▸ Work required:
Leave out the pictures and retype only the lines from the opening line to the line that holds "Chart.register(...registerables);", both ends included.

▸ Collected data:
------------------------------------------------

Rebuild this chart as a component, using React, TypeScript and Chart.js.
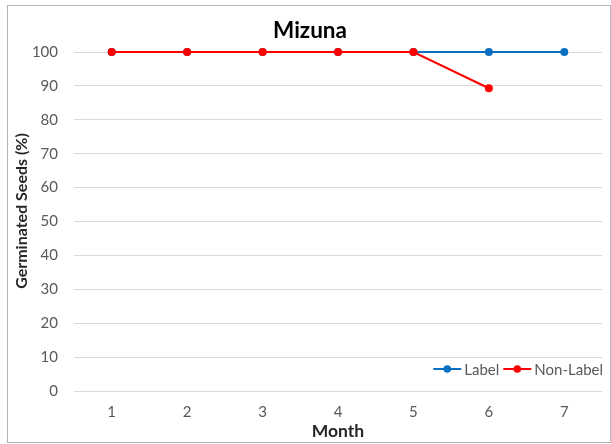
import React, { useEffect, useRef } from "react";
import { Chart, registerables } from "chart.js";

Chart.register(...registerables);

const months = ["1", "2", "3", "4", "5", "6", "7"];
const labelSeries = [100, 100, 100, 100, 100, 100, 100];
const nonLabelSeries = [100, 100, 100, 100, 100, 89.3, null];
const seriesNames = ["Label", "Non-Label"];
const seriesColors = ["#0B70C2", "#FF0000"];
const chartTitle = "Mizuna";
const xTitle = "Month";
const yTitle = "Germinated Seeds (%)";

const FONT = "Lato, 'Open Sans', sans-serif";

const insideLegend = {
  id: "insideLegend",
  afterDraw(chart: any) {
    const ctx = chart.ctx;
    const area = chart.chartArea;
    const ds = chart.data.datasets;
    ctx.save();
    ctx.font = `15px ${FONT}`;
    const lineW = 28;
    const gapText = 3;
    const gapItem = 4;
    const widths = ds.map((d: any) => lineW + gapText + ctx.measureText(d.label).width);
    const total = widths.reduce((a: number, b: number) => a + b, 0) + gapItem * (ds.length - 1);
    let x = area.right + 1 - total;
    const y = 369;
    ds.forEach((d: any, i: number) => {
      ctx.strokeStyle = d.borderColor;
      ctx.lineWidth = 2;
      ctx.beginPath();
      ctx.moveTo(x, y);
      ctx.lineTo(x + lineW, y);
      ctx.stroke();
      ctx.fillStyle = d.borderColor;
      ctx.beginPath();
      ctx.arc(x + lineW / 2, y, 3.8, 0, Math.PI * 2);
      ctx.fill();
      ctx.fillStyle = "#595959";
      ctx.textBaseline = "middle";
      ctx.textAlign = "left";
      ctx.fillText(d.label, x + lineW + gapText, y + 1);
      x += widths[i] + gapItem;
    });
    ctx.restore();
  },
};

const yAxisTitle = {
  id: "yAxisTitle",
  afterDraw(chart: any) {
    const ctx = chart.ctx;
    ctx.save();
    ctx.translate(22, 211);
    ctx.rotate(-Math.PI / 2);
    ctx.font = `bold 16px ${FONT}`;
    ctx.fillStyle = "#262626";
    ctx.textAlign = "center";
    ctx.textBaseline = "middle";
    ctx.fillText(yTitle, 0, 0);
    ctx.restore();
  },
};

export default function App() {
  const ref = useRef<HTMLCanvasElement | null>(null);
  useEffect(() => {
    if (!ref.current) return;
    const chart = new Chart(ref.current, {
      type: "line",
      data: {
        labels: months,
        datasets: [
          {
            label: seriesNames[0],
            data: labelSeries,
            borderColor: seriesColors[0],
            backgroundColor: seriesColors[0],
            borderWidth: 2,
            pointRadius: 4,
            pointBorderWidth: 0,
            clip: false,
            order: 1,
          },
          {
            label: seriesNames[1],
            data: nonLabelSeries,
            borderColor: seriesColors[1],
            backgroundColor: seriesColors[1],
            borderWidth: 2,
            pointRadius: 4,
            pointBorderWidth: 0,
            clip: false,
            order: 0,
          },
        ],
      },
      options: {
        animation: false,
        responsive: false,
        maintainAspectRatio: false,
        layout: { padding: { left: 18, right: 9, top: 0, bottom: 0 } },
        plugins: {
          legend: { display: false },
          tooltip: { enabled: false },
          title: {
            display: true,
            text: chartTitle,
            color: "#000000",
            font: { family: FONT, size: 22.5, weight: "bold" },
            padding: { top: 17, bottom: 8 },
          },
        },
        scales: {
          x: {
            type: "category",
            offset: true,
            grid: { display: false, drawTicks: false },
            border: { display: false },
            ticks: {
              color: "#595959",
              font: { family: FONT, size: 15 },
              padding: 12,
              maxRotation: 0,
            },
            title: {
              display: true,
              text: xTitle,
              color: "#262626",
              font: { family: FONT, size: 17.5, weight: "bold" },
              padding: { top: 0, bottom: 2 },
            },
            afterFit(scale: any) {
              scale.height = 53;
            },
          },
          y: {
            min: 0,
            max: 100,
            grid: { color: "#d9d9d9", lineWidth: 1, drawTicks: false },
            border: { display: false },
            ticks: {
              stepSize: 10,
              color: "#595959",
              font: { family: FONT, size: 15 },
              padding: 16,
            },
            title: { display: false },
            afterFit(scale: any) {
              scale.width = 56;
            },
          },
        },
      },
      plugins: [insideLegend, yAxisTitle],
    } as any);
    return () => chart.destroy();
  }, []);

  return (
    <div style={{ position: "fixed", left: 0, top: 0, width: 611, height: 444, background: "#fff" }}>
      <div
        style={{
          position: "absolute",
          left: 7,
          top: 5,
          width: 604,
          height: 438,
          boxSizing: "border-box",
          border: "1px solid #b4b4b4",
        }}
      />
      <canvas ref={ref} width={611} height={444} style={{ position: "absolute", left: 0, top: 0 }} />
    </div>
  );
}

------------------------------------------------

▸ Answer to the problem:
Rebuild this chart as a component, using React, TypeScript and Chart.js.
import React, { useEffect, useRef } from "react";
import { Chart, registerables } from "chart.js";

Chart.register(...registerables);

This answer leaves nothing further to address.